§ TASK PROMPT: Quote all of the data that follows exactly as written, skipping the images.

§ DATA EXCERPT:
┄┄┄┄┄┄┄┄┄┄

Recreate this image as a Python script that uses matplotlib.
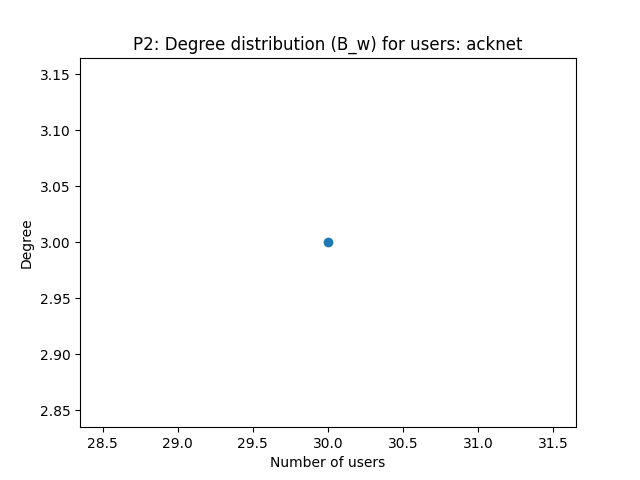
import matplotlib
matplotlib.use('Agg')
import matplotlib.pyplot as plt

num_users = [30]
degree = [3]

fig, ax = plt.subplots(figsize=(6.4, 4.8))
ax.scatter(num_users, degree)
ax.set_xlabel('Number of users')
ax.set_ylabel('Degree')
ax.set_title('P2: Degree distribution (B_w) for users: acknet')
fig.savefig('out.png')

┄┄┄┄┄┄┄┄┄┄

§ EXPECTED ANSWER:
Recreate this image as a Python script that uses matplotlib.
import matplotlib
matplotlib.use('Agg')
import matplotlib.pyplot as plt

num_users = [30]
degree = [3]

fig, ax = plt.subplots(figsize=(6.4, 4.8))
ax.scatter(num_users, degree)
ax.set_xlabel('Number of users')
ax.set_ylabel('Degree')
ax.set_title('P2: Degree distribution (B_w) for users: acknet')
fig.savefig('out.png')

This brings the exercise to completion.